There were at least four weekly tabloid size newspapers that sprang up over the years to compete with The Enterprise which will be celebrating its 150 Anniversary this year. None lasted very long.

I have a copy of one, The Advertiser, dated Friday, Sept. 29, 1933 from which I will mine today’s column from those ragged pages.

The Masthead reads:

“An independent newspaper published each Friday at the Mulflur Building, 84 Main Street, Saranac Lake, N.Y. Telephone 1444. Publisher and Advertising Manager, Russell Dawson. Editor Donald S. McNeil

So, now, dear readers I present to you a detailed lesson in economics, a subject of which I know absolutely nothing about.

A night on the town

Now Saturday night rolls around and you want to take your wife out for a night on the town.

Let’ see, she decides she wants to get her hair done before the big date – okay that’s a good idea.

Then we’ll go to dinner and later take in a movie, double feature. We stop for a beer after the movie at our favorite pub and as we head home, the wife suggests getting a few items at the grocery store.

They pick up 4 pounds of Concord grapes, 2 pounds of hamburger, 2 pounds of lean pot roast, 3 boxes of Post Bran Flakes and oh, a jar of their favorite pickles.

Back at their cozy home, the man of the house [that’s what the husband was known as in 1933], puts his wallet on the bedroom dresser and counts his money – that evening out cost him exactly $4.44.

Here is the breakdown taken from the prices listed in the newspapers advertisements:

The original 50c “Beauty Parlor”, 75 Main Street – cottage calls, open evenings.

Dinner at Coogan’s Restaurant, 76 Main St. — 50c each, or whole broiled lobster with French fires — 75c — Free delivery in City Limits.

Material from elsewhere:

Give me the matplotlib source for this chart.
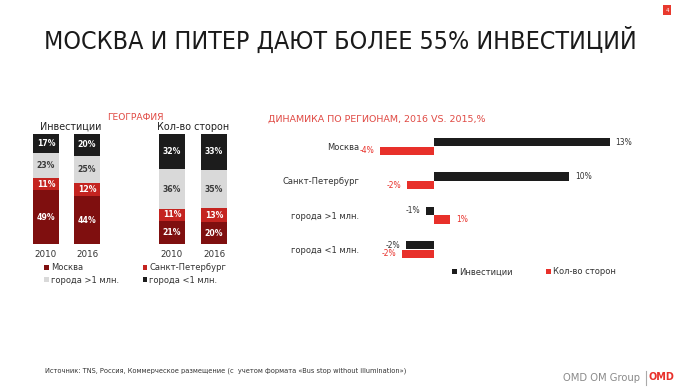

Movies 20c each, beer, 10c a glass — the hamburger for 2 pounds was 25c — the 3 boxes of brand flakes cost 25c — etc., I won’t list everything but you get the drift of the economy lesson, right?

It is only my guess but maybe the depression did not hit Saranac Lake as it did other communities. The thriving TB health industry, that’s what it was, had hundreds of people working at Trudeau, Stonywold, Ray Brook, Will Rogers and all those big cure cottages in the village.

Those doctors, nurses, food and laundry workers and maintenance people all were vital to those institutions.

The merchants are pro-active

According to the Bureau of Labor Statistics $1000 in 1933 is equivalent to about $15,000 today in purchasing power.

The community was the shopping center of the Adirondacks which created the “Little City in the Adirondacks” logo.

All of the online buying is hurting the economy of every small town in America so the merchants in 1933 created the Civic Defense League with the slogan – “Keep Your Dollars In Circulation At Home”… and handed out $1000 in prizes and merchandise. More than 130 businesses handed out tickets for those drawings.

An excerpt under the headline “Village Noted for Its Shops”

“Go west, young man, or old man, woman or child; go east or south or north. Look at the villages and towns, the cities of lesser population. Which among them can show you the number of shops, the variety of merchandise, the conveniences for buying which Saranac Lake stores place daily at the disposal of their customers? In how many of these communities can you avail yourself of immediate delivery to your door of any article, large or small; of the convenience of a selection of merchandise sent to your home in order that you may chose your purchases; of the pleasure of prompt, cheerful refund if for any reason you are dissatisfied with what you bought?

“Saranac Lake is noted for its shops. Not one visitor in ten, new to the village, but who remarks upon them, upon the complete stocks they carry, the remarkable service they render to sick and well alike. It is a condition unique in a village of this size, individual to Saranac Lake, has been built up by the years of demand for just such service in this community.

“It is these men and these businesses which the Civic Defense League is striving to maintain against the competition of outside forces.

“They are an integral part of the community. We ask your cooperation to the extent that you genuinely try to make your purchases in Civic League Defense League stores.”